◆ Dataset records
- - -

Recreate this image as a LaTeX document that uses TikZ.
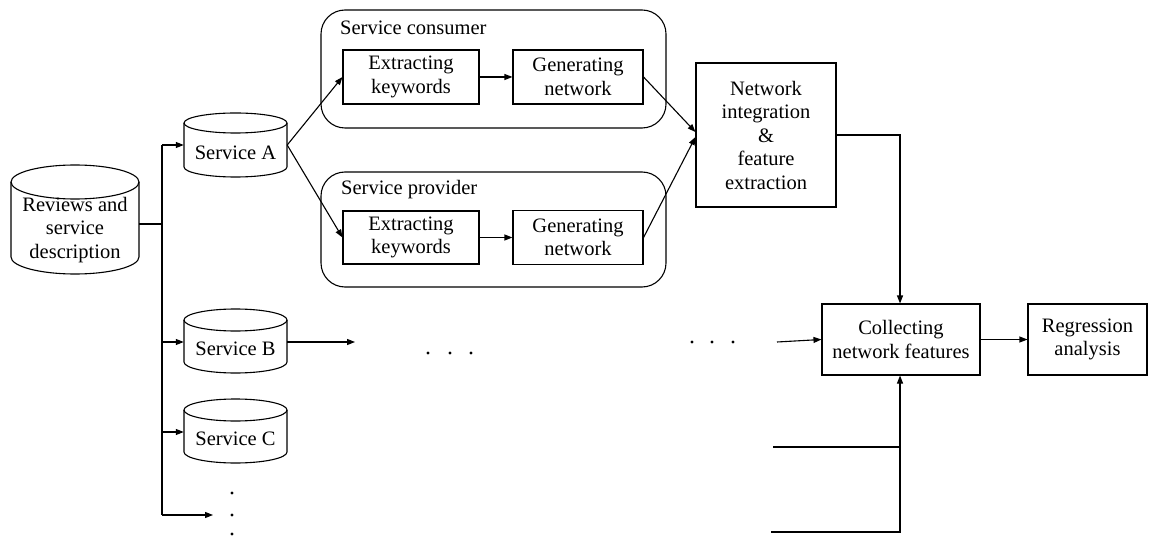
\documentclass[tikz,border=0pt]{standalone}
\usepackage{fontspec}
\setmainfont{Liberation Serif}
\usetikzlibrary{arrows.meta,calc}
\newcommand\mycyl[6]{% name,x1,y1,x2,y2,ry
  \node[inner sep=0pt,minimum width={#4-#2},minimum height={#5-#3}] (#1) at ({(#2+#4)/2},{(#3+#5)/2}) {};
  \draw[ln] (#2,#3+#6) -- (#2,#5-#6) arc[start angle=180,end angle=0,x radius={(#4-#2)/2},y radius=#6] -- (#4,#3+#6);
  \draw[ln] ({(#2+#4)/2},#3+#6) ellipse[x radius={(#4-#2)/2},y radius=#6];
}
\begin{document}
\begin{tikzpicture}[x=1pt,y=-1pt,
  every node/.style={font=\fontsize{20.5}{23.5}\selectfont},
  ln/.style={line width=1.1pt},
  arr/.style={ln,-{Triangle[length=8pt,width=6pt]}},
  blk/.style={draw,ln,inner sep=0pt,align=center},
  grp/.style={draw,ln,rounded corners=24pt,inner sep=0pt},
  lbl/.style={inner sep=0pt,anchor=base},
  dot/.style={fill,circle,inner sep=0pt,minimum size=3.2pt},
]
\useasboundingbox (0,0) rectangle (1150,537);

% cylinders
\mycyl{R}{11}{165}{139}{274}{17}
\node[inner sep=0pt,align=center] (Rt) at (75,230) {Reviews and\\service\\description};
\mycyl{A}{184}{113}{287}{177}{10}
\node[lbl] (At) at (235.5,160) {Service A};
\mycyl{B}{184}{309}{287}{373}{11}
\node[lbl] (Bt) at (235.5,355) {Service B};
\mycyl{C}{184}{399}{287}{463}{11}
\node[lbl] (Ct) at (235.5,445) {Service C};

% groups
\node[grp,minimum width=345,minimum height=118] (SC) at (493.5,69) {};
\node[inner sep=0pt,anchor=base west] (SCt) at (340,35) {Service consumer};
\node[grp,minimum width=345,minimum height=115] (SP) at (493.5,229.5) {};
\node[inner sep=0pt,anchor=base west] (SPt) at (341,195) {Service provider};

\node[blk,minimum width=136,minimum height=54] (E1) at (411,77) {Extracting\\keywords};
\node[blk,minimum width=130,minimum height=54] (G1) at (578,77) {Generating\\network};
\node[blk,minimum width=136,minimum height=53] (E2) at (411,237.5) {Extracting\\keywords};
\node[blk,minimum width=130,minimum height=54] (G2) at (578,237.5) {Generating\\network};

\node[blk,minimum width=140,minimum height=144] (N) at (766,135) {Network\\integration\\\&\\feature\\extraction};
\node[blk,minimum width=158,minimum height=71] (Co) at (901,339.5) {Collecting\\network features};
\node[blk,minimum width=119,minimum height=71] (Rg) at (1087.5,339.5) {Regression\\analysis};

% left bus
\coordinate (j) at (162,224);
\coordinate (jt) at (162,145);
\coordinate (jb) at (162,515);
\coordinate (jB) at (162,342);
\coordinate (jC) at (162,432);
\coordinate (dv) at (213,515);
\draw[ln] (R.east |- j) -- (j);
\draw[ln] (jt) -- (jb);
\draw[arr] (jt) -- (jt -| A.west);
\draw[arr] (jB) -- (jB -| B.west);
\draw[arr] (jC) -- (jC -| C.west);
\draw[arr] (jb) -- (dv);

% service A branches
\draw[arr] (jt -| A.east) -- (E1.west);
\draw[arr] (jt -| A.east) -- (E2.west);
\draw[arr] (E1) -- (G1);
\draw[arr] (E2) -- (G2);
\draw[arr] (G1.east) -- ([yshift=3pt]N.west);
\draw[arr] (G2.east) -- ([yshift=-2pt]N.west);

% integration to collecting
\coordinate (nc) at (900,135);
\draw[arr] (N.east) -- (nc) -- (nc |- Co.north);
\draw[arr] (Co) -- (Rg);

% service B
\coordinate (bo) at (355,342);
\draw[arr] (jB -| B.east) -- (bo);
\coordinate (ci) at (777,342);
\draw[arr] (ci) -- (Co.west);

% bottom lines
\coordinate (b1) at (773,447);
\coordinate (b2) at (771,532);
\coordinate (bc) at (900,532);
\draw[ln] (b1) -- (b1 -| bc);
\draw[arr] (b2) -- (bc) -- (bc |- Co.south);

% dots
\node[dot] (d1) at (428,353) {};
\node[dot] (d2) at (450,353) {};
\node[dot] (d3) at (471,353) {};
\node[dot] (d4) at (692,342) {};
\node[dot] (d5) at (712,342) {};
\node[dot] (d6) at (733,342) {};
\node[dot] (v1) at (232,493) {};
\node[dot] (v2) at (232,515) {};
\node[dot] (v3) at (232,534) {};
\end{tikzpicture}
\end{document}
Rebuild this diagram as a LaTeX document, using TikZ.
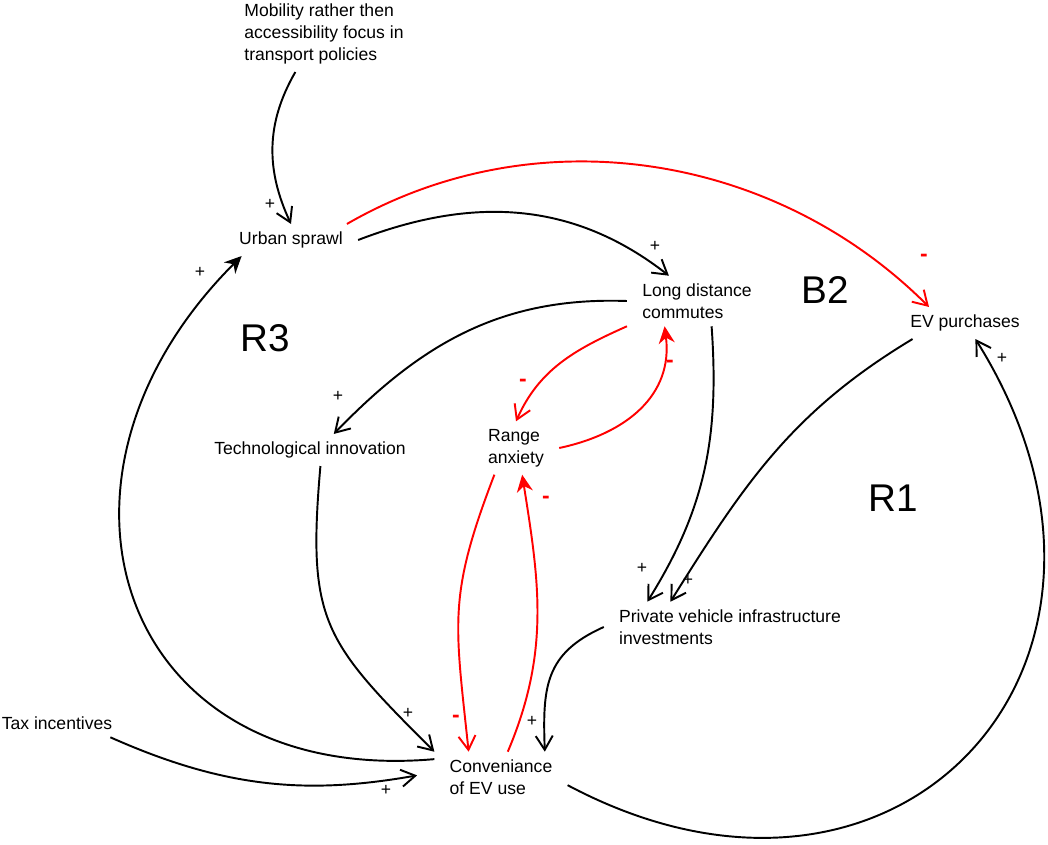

- - -

◆ What the task requires
All records must be output exactly as they are, except for the pictures, which are left out.

◆ Exercise solution
Recreate this image as a LaTeX document that uses TikZ.
\documentclass[tikz,border=0pt]{standalone}
\usepackage{fontspec}
\setmainfont{Liberation Serif}
\usetikzlibrary{arrows.meta,calc}
\newcommand\mycyl[6]{% name,x1,y1,x2,y2,ry
  \node[inner sep=0pt,minimum width={#4-#2},minimum height={#5-#3}] (#1) at ({(#2+#4)/2},{(#3+#5)/2}) {};
  \draw[ln] (#2,#3+#6) -- (#2,#5-#6) arc[start angle=180,end angle=0,x radius={(#4-#2)/2},y radius=#6] -- (#4,#3+#6);
  \draw[ln] ({(#2+#4)/2},#3+#6) ellipse[x radius={(#4-#2)/2},y radius=#6];
}
\begin{document}
\begin{tikzpicture}[x=1pt,y=-1pt,
  every node/.style={font=\fontsize{20.5}{23.5}\selectfont},
  ln/.style={line width=1.1pt},
  arr/.style={ln,-{Triangle[length=8pt,width=6pt]}},
  blk/.style={draw,ln,inner sep=0pt,align=center},
  grp/.style={draw,ln,rounded corners=24pt,inner sep=0pt},
  lbl/.style={inner sep=0pt,anchor=base},
  dot/.style={fill,circle,inner sep=0pt,minimum size=3.2pt},
]
\useasboundingbox (0,0) rectangle (1150,537);

% cylinders
\mycyl{R}{11}{165}{139}{274}{17}
\node[inner sep=0pt,align=center] (Rt) at (75,230) {Reviews and\\service\\description};
\mycyl{A}{184}{113}{287}{177}{10}
\node[lbl] (At) at (235.5,160) {Service A};
\mycyl{B}{184}{309}{287}{373}{11}
\node[lbl] (Bt) at (235.5,355) {Service B};
\mycyl{C}{184}{399}{287}{463}{11}
\node[lbl] (Ct) at (235.5,445) {Service C};

% groups
\node[grp,minimum width=345,minimum height=118] (SC) at (493.5,69) {};
\node[inner sep=0pt,anchor=base west] (SCt) at (340,35) {Service consumer};
\node[grp,minimum width=345,minimum height=115] (SP) at (493.5,229.5) {};
\node[inner sep=0pt,anchor=base west] (SPt) at (341,195) {Service provider};

\node[blk,minimum width=136,minimum height=54] (E1) at (411,77) {Extracting\\keywords};
\node[blk,minimum width=130,minimum height=54] (G1) at (578,77) {Generating\\network};
\node[blk,minimum width=136,minimum height=53] (E2) at (411,237.5) {Extracting\\keywords};
\node[blk,minimum width=130,minimum height=54] (G2) at (578,237.5) {Generating\\network};

\node[blk,minimum width=140,minimum height=144] (N) at (766,135) {Network\\integration\\\&\\feature\\extraction};
\node[blk,minimum width=158,minimum height=71] (Co) at (901,339.5) {Collecting\\network features};
\node[blk,minimum width=119,minimum height=71] (Rg) at (1087.5,339.5) {Regression\\analysis};

% left bus
\coordinate (j) at (162,224);
\coordinate (jt) at (162,145);
\coordinate (jb) at (162,515);
\coordinate (jB) at (162,342);
\coordinate (jC) at (162,432);
\coordinate (dv) at (213,515);
\draw[ln] (R.east |- j) -- (j);
\draw[ln] (jt) -- (jb);
\draw[arr] (jt) -- (jt -| A.west);
\draw[arr] (jB) -- (jB -| B.west);
\draw[arr] (jC) -- (jC -| C.west);
\draw[arr] (jb) -- (dv);

% service A branches
\draw[arr] (jt -| A.east) -- (E1.west);
\draw[arr] (jt -| A.east) -- (E2.west);
\draw[arr] (E1) -- (G1);
\draw[arr] (E2) -- (G2);
\draw[arr] (G1.east) -- ([yshift=3pt]N.west);
\draw[arr] (G2.east) -- ([yshift=-2pt]N.west);

% integration to collecting
\coordinate (nc) at (900,135);
\draw[arr] (N.east) -- (nc) -- (nc |- Co.north);
\draw[arr] (Co) -- (Rg);

% service B
\coordinate (bo) at (355,342);
\draw[arr] (jB -| B.east) -- (bo);
\coordinate (ci) at (777,342);
\draw[arr] (ci) -- (Co.west);

% bottom lines
\coordinate (b1) at (773,447);
\coordinate (b2) at (771,532);
\coordinate (bc) at (900,532);
\draw[ln] (b1) -- (b1 -| bc);
\draw[arr] (b2) -- (bc) -- (bc |- Co.south);

% dots
\node[dot] (d1) at (428,353) {};
\node[dot] (d2) at (450,353) {};
\node[dot] (d3) at (471,353) {};
\node[dot] (d4) at (692,342) {};
\node[dot] (d5) at (712,342) {};
\node[dot] (d6) at (733,342) {};
\node[dot] (v1) at (232,493) {};
\node[dot] (v2) at (232,515) {};
\node[dot] (v3) at (232,534) {};
\end{tikzpicture}
\end{document}
Rebuild this diagram as a LaTeX document, using TikZ.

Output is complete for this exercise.